* START STORED RECORDS *

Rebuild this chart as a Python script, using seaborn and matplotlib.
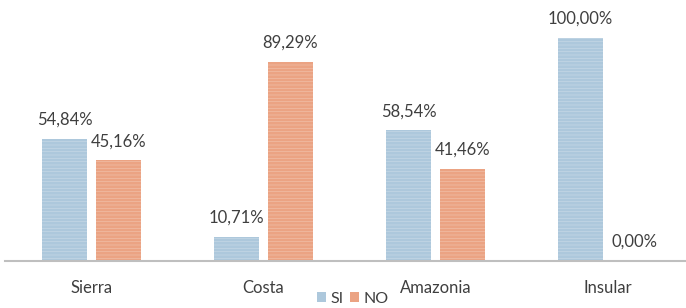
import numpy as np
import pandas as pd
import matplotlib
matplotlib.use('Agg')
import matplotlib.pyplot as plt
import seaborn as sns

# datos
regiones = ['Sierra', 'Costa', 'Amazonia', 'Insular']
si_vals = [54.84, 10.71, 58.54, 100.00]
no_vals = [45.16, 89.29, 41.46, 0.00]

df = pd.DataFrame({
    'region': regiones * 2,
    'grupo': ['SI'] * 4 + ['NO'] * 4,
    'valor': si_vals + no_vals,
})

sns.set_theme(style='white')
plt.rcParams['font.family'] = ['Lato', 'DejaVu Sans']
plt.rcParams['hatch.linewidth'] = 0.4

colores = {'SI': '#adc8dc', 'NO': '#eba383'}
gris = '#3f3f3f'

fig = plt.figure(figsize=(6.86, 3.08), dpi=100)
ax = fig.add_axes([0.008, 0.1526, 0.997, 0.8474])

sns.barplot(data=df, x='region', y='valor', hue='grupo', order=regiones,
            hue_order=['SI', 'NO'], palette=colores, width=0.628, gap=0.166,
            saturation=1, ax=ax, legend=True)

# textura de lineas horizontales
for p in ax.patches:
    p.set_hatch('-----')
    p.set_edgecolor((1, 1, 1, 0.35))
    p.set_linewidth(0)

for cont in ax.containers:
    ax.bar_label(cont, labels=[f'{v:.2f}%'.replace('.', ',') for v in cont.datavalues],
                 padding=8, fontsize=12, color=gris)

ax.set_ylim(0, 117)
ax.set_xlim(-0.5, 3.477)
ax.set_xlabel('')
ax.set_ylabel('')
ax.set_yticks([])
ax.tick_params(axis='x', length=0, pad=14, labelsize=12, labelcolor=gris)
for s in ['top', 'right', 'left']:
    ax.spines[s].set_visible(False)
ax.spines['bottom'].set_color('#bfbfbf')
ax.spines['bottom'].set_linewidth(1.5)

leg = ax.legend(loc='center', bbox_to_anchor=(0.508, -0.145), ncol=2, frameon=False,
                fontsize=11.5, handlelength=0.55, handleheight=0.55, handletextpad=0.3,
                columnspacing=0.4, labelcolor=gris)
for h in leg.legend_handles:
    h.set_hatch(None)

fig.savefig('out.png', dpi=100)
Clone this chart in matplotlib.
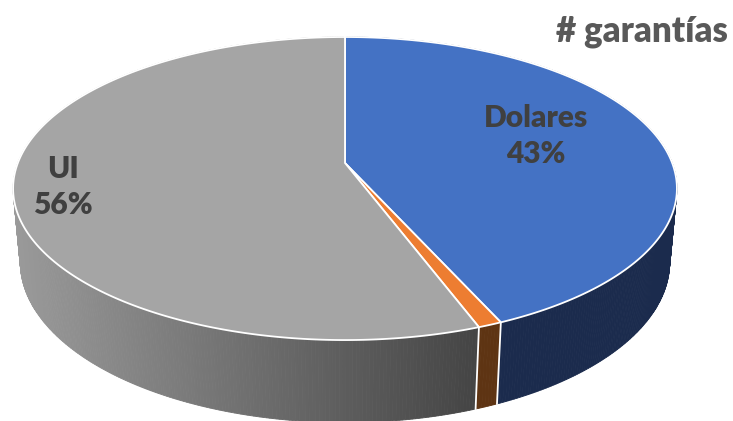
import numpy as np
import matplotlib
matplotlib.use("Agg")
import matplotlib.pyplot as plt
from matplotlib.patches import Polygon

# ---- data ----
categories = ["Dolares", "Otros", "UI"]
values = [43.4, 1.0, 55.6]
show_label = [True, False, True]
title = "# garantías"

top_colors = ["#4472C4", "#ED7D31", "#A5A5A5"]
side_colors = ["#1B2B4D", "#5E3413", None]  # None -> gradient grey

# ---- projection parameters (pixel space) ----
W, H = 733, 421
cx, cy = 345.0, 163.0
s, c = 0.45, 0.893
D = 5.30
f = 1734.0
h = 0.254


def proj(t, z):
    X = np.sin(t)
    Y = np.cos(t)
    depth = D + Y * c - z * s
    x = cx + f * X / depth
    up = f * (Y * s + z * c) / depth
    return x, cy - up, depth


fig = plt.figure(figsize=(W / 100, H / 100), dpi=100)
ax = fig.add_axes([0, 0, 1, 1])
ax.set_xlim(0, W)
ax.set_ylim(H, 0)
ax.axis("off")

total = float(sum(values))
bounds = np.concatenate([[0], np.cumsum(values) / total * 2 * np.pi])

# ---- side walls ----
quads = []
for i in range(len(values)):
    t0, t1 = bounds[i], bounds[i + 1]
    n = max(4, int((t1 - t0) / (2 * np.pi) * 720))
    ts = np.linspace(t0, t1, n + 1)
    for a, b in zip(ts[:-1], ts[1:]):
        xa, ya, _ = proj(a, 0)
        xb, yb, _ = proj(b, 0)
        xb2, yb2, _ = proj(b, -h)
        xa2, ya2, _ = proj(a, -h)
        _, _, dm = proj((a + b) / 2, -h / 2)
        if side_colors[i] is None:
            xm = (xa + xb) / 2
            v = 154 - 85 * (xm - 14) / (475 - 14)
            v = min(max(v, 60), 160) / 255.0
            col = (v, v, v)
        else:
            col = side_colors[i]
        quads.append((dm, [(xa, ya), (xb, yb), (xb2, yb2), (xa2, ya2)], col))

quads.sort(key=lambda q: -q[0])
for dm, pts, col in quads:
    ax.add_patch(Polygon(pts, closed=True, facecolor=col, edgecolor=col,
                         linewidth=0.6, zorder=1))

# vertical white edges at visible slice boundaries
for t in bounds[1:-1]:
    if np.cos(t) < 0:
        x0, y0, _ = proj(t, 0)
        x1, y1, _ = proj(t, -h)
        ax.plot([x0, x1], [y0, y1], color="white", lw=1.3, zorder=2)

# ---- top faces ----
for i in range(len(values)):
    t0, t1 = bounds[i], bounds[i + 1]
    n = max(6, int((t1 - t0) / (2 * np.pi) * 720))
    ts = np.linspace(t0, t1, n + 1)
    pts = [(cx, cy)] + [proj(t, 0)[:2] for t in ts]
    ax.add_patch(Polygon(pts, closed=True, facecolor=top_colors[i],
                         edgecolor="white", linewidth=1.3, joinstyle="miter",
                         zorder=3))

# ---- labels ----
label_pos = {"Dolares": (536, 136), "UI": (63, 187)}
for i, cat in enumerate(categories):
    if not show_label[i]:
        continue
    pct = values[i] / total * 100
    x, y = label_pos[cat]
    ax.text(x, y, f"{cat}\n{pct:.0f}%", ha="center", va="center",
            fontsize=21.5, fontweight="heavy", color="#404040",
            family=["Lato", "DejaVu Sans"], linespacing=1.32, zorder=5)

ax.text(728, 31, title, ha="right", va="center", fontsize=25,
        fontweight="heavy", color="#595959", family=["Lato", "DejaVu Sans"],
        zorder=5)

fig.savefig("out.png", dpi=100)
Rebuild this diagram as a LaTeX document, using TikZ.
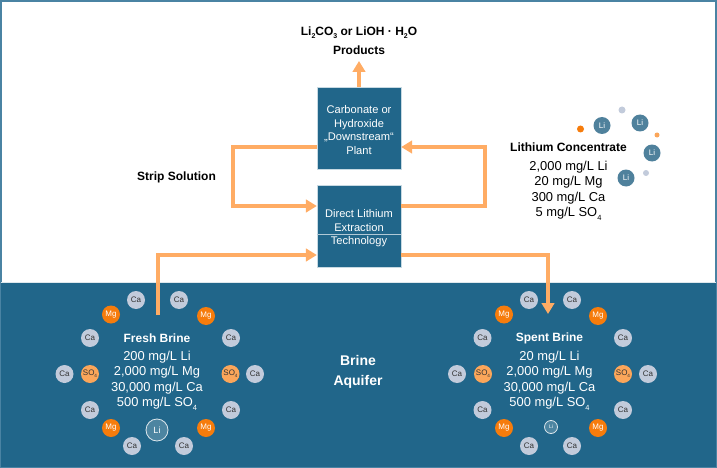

* END STORED RECORDS *

--- WHAT IS REQUIRED ---
Return only the lines running from the top of the data to the line that holds "ax.spines['bottom'].set_linewidth(1.5)". Include both of those lines, but skip the pictures.

--- CORRECT RESULT ---
Rebuild this chart as a Python script, using seaborn and matplotlib.
import numpy as np
import pandas as pd
import matplotlib
matplotlib.use('Agg')
import matplotlib.pyplot as plt
import seaborn as sns

# datos
regiones = ['Sierra', 'Costa', 'Amazonia', 'Insular']
si_vals = [54.84, 10.71, 58.54, 100.00]
no_vals = [45.16, 89.29, 41.46, 0.00]

df = pd.DataFrame({
    'region': regiones * 2,
    'grupo': ['SI'] * 4 + ['NO'] * 4,
    'valor': si_vals + no_vals,
})

sns.set_theme(style='white')
plt.rcParams['font.family'] = ['Lato', 'DejaVu Sans']
plt.rcParams['hatch.linewidth'] = 0.4

colores = {'SI': '#adc8dc', 'NO': '#eba383'}
gris = '#3f3f3f'

fig = plt.figure(figsize=(6.86, 3.08), dpi=100)
ax = fig.add_axes([0.008, 0.1526, 0.997, 0.8474])

sns.barplot(data=df, x='region', y='valor', hue='grupo', order=regiones,
            hue_order=['SI', 'NO'], palette=colores, width=0.628, gap=0.166,
            saturation=1, ax=ax, legend=True)

# textura de lineas horizontales
for p in ax.patches:
    p.set_hatch('-----')
    p.set_edgecolor((1, 1, 1, 0.35))
    p.set_linewidth(0)

for cont in ax.containers:
    ax.bar_label(cont, labels=[f'{v:.2f}%'.replace('.', ',') for v in cont.datavalues],
                 padding=8, fontsize=12, color=gris)

ax.set_ylim(0, 117)
ax.set_xlim(-0.5, 3.477)
ax.set_xlabel('')
ax.set_ylabel('')
ax.set_yticks([])
ax.tick_params(axis='x', length=0, pad=14, labelsize=12, labelcolor=gris)
for s in ['top', 'right', 'left']:
    ax.spines[s].set_visible(False)
ax.spines['bottom'].set_color('#bfbfbf')
ax.spines['bottom'].set_linewidth(1.5)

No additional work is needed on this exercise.